Source excerpt —
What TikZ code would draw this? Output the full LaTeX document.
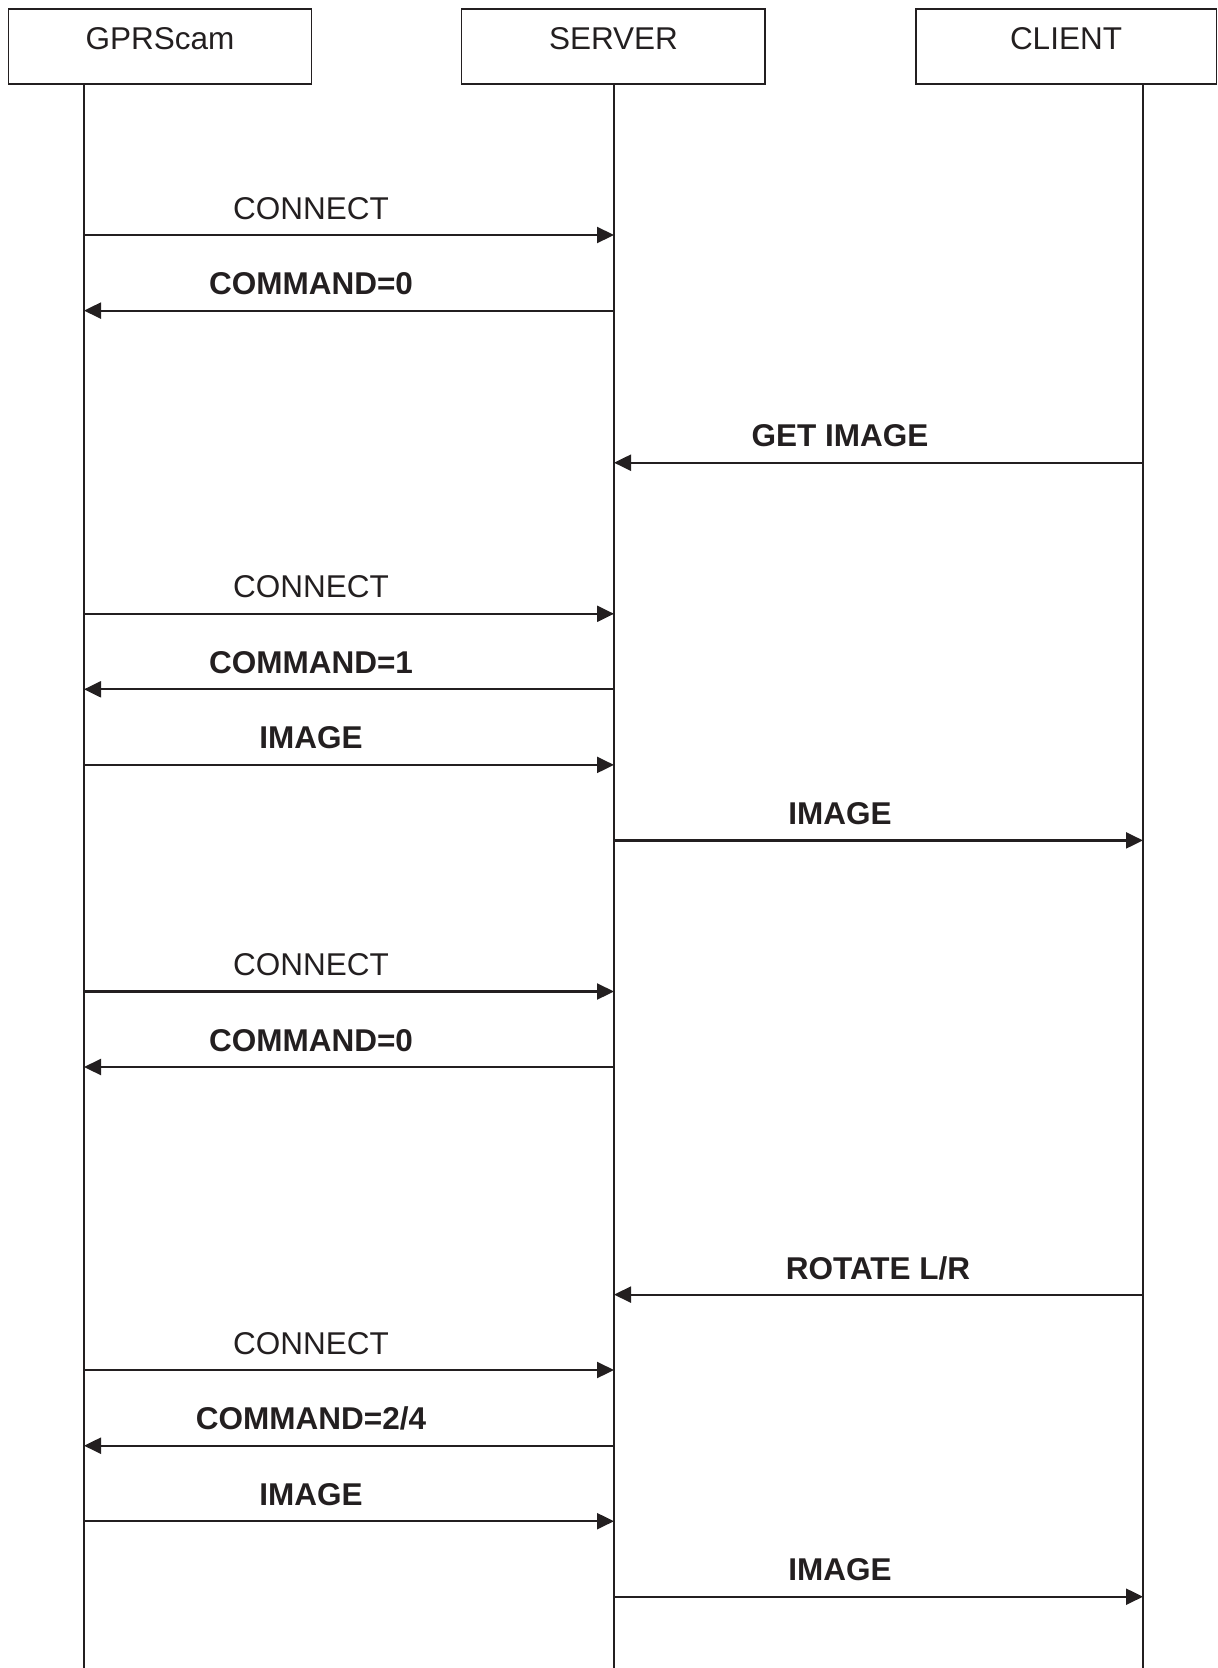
\documentclass[tikz,border=0pt]{standalone}
\usepackage{fontspec}
\setmainfont{Liberation Sans}
\usetikzlibrary{arrows.meta}
\definecolor{ink}{HTML}{231F20}
\begin{document}
\begin{tikzpicture}[x=1pt,y=-1pt,
  every node/.style={text=ink},
  actor/.style={draw=ink,line width=1.8pt,inner sep=0pt},
  title/.style={font=\fontsize{31.5}{36}\selectfont,anchor=base},
  life/.style={draw=ink,line width=1.8pt},
  msg/.style={draw=ink,line width=2.2pt,-{Triangle[length=17pt,width=16pt]}},
  lbl/.style={font=\fontsize{31.5}{36}\selectfont,anchor=base},
  blbl/.style={font=\fontsize{31.5}{36}\selectfont\bfseries,anchor=base}]
\useasboundingbox (0,0) rectangle (1218,1668);
% actor boxes
\draw[actor] (8.5,9) rectangle (311.5,84);
\draw[actor] (461.5,9) rectangle (765,84);
\draw[actor] (916,9) rectangle (1216.5,84);
\node[title] (tg) at (160,49.5) {GPRScam};
\node[title] (ts) at (613.5,49.5) {SERVER};
\node[title] (tc) at (1066,49.5) {CLIENT};
% lifelines
\coordinate (gT) at (84,84);  \coordinate (gB) at (84,1668);
\coordinate (sT) at (614,84); \coordinate (sB) at (614,1668);
\coordinate (cT) at (1143,84); \coordinate (cB) at (1143,1668);
\draw[life] (gT) -- (gB);
\draw[life] (sT) -- (sB);
\draw[life] (cT) -- (cB);
% message endpoints
\foreach \n/\y in {1/235,2/310.6,3/462.7,4/613.8,5/689.3,6/764.9,7/840.4,8/991.5,9/1067,10/1294.6,11/1370,12/1445.7,13/1521.2,14/1596.7}{
  \coordinate (g\n) at (84,\y);
  \coordinate (s\n) at (614,\y);
  \coordinate (c\n) at (1143,\y);
}
\draw[msg] (g1) -- (s1);
\node[lbl] (m1) at (311,219) {CONNECT};
\draw[msg] (s2) -- (g2);
\node[blbl] (m2) at (311,294.6) {COMMAND=0};
\draw[msg] (c3) -- (s3);
\node[blbl] (m3) at (840,446.7) {GET IMAGE};
\draw[msg] (g4) -- (s4);
\node[lbl] (m4) at (311,597.8) {CONNECT};
\draw[msg] (s5) -- (g5);
\node[blbl] (m5) at (311,673.3) {COMMAND=1};
\draw[msg] (g6) -- (s6);
\node[blbl] (m6) at (311,748.9) {IMAGE};
\draw[msg] (s7) -- (c7);
\node[blbl] (m7) at (840,824.4) {IMAGE};
\draw[msg] (g8) -- (s8);
\node[lbl] (m8) at (311,975.5) {CONNECT};
\draw[msg] (s9) -- (g9);
\node[blbl] (m9) at (311,1051) {COMMAND=0};
\draw[msg] (c10) -- (s10);
\node[blbl] (m10) at (878,1279.6) {ROTATE L/R};
\draw[msg] (g11) -- (s11);
\node[lbl] (m11) at (311,1354) {CONNECT};
\draw[msg] (s12) -- (g12);
\node[blbl] (m12) at (311,1429.7) {COMMAND=2/4};
\draw[msg] (g13) -- (s13);
\node[blbl] (m13) at (311,1505.2) {IMAGE};
\draw[msg] (s14) -- (c14);
\node[blbl] (m14) at (840,1580.7) {IMAGE};
\end{tikzpicture}
\end{document}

Task description —
Copy out the listing exactly as it stands, but not the pictures.

Response to this exercise —
What TikZ code would draw this? Output the full LaTeX document.
\documentclass[tikz,border=0pt]{standalone}
\usepackage{fontspec}
\setmainfont{Liberation Sans}
\usetikzlibrary{arrows.meta}
\definecolor{ink}{HTML}{231F20}
\begin{document}
\begin{tikzpicture}[x=1pt,y=-1pt,
  every node/.style={text=ink},
  actor/.style={draw=ink,line width=1.8pt,inner sep=0pt},
  title/.style={font=\fontsize{31.5}{36}\selectfont,anchor=base},
  life/.style={draw=ink,line width=1.8pt},
  msg/.style={draw=ink,line width=2.2pt,-{Triangle[length=17pt,width=16pt]}},
  lbl/.style={font=\fontsize{31.5}{36}\selectfont,anchor=base},
  blbl/.style={font=\fontsize{31.5}{36}\selectfont\bfseries,anchor=base}]
\useasboundingbox (0,0) rectangle (1218,1668);
% actor boxes
\draw[actor] (8.5,9) rectangle (311.5,84);
\draw[actor] (461.5,9) rectangle (765,84);
\draw[actor] (916,9) rectangle (1216.5,84);
\node[title] (tg) at (160,49.5) {GPRScam};
\node[title] (ts) at (613.5,49.5) {SERVER};
\node[title] (tc) at (1066,49.5) {CLIENT};
% lifelines
\coordinate (gT) at (84,84);  \coordinate (gB) at (84,1668);
\coordinate (sT) at (614,84); \coordinate (sB) at (614,1668);
\coordinate (cT) at (1143,84); \coordinate (cB) at (1143,1668);
\draw[life] (gT) -- (gB);
\draw[life] (sT) -- (sB);
\draw[life] (cT) -- (cB);
% message endpoints
\foreach \n/\y in {1/235,2/310.6,3/462.7,4/613.8,5/689.3,6/764.9,7/840.4,8/991.5,9/1067,10/1294.6,11/1370,12/1445.7,13/1521.2,14/1596.7}{
  \coordinate (g\n) at (84,\y);
  \coordinate (s\n) at (614,\y);
  \coordinate (c\n) at (1143,\y);
}
\draw[msg] (g1) -- (s1);
\node[lbl] (m1) at (311,219) {CONNECT};
\draw[msg] (s2) -- (g2);
\node[blbl] (m2) at (311,294.6) {COMMAND=0};
\draw[msg] (c3) -- (s3);
\node[blbl] (m3) at (840,446.7) {GET IMAGE};
\draw[msg] (g4) -- (s4);
\node[lbl] (m4) at (311,597.8) {CONNECT};
\draw[msg] (s5) -- (g5);
\node[blbl] (m5) at (311,673.3) {COMMAND=1};
\draw[msg] (g6) -- (s6);
\node[blbl] (m6) at (311,748.9) {IMAGE};
\draw[msg] (s7) -- (c7);
\node[blbl] (m7) at (840,824.4) {IMAGE};
\draw[msg] (g8) -- (s8);
\node[lbl] (m8) at (311,975.5) {CONNECT};
\draw[msg] (s9) -- (g9);
\node[blbl] (m9) at (311,1051) {COMMAND=0};
\draw[msg] (c10) -- (s10);
\node[blbl] (m10) at (878,1279.6) {ROTATE L/R};
\draw[msg] (g11) -- (s11);
\node[lbl] (m11) at (311,1354) {CONNECT};
\draw[msg] (s12) -- (g12);
\node[blbl] (m12) at (311,1429.7) {COMMAND=2/4};
\draw[msg] (g13) -- (s13);
\node[blbl] (m13) at (311,1505.2) {IMAGE};
\draw[msg] (s14) -- (c14);
\node[blbl] (m14) at (840,1580.7) {IMAGE};
\end{tikzpicture}
\end{document}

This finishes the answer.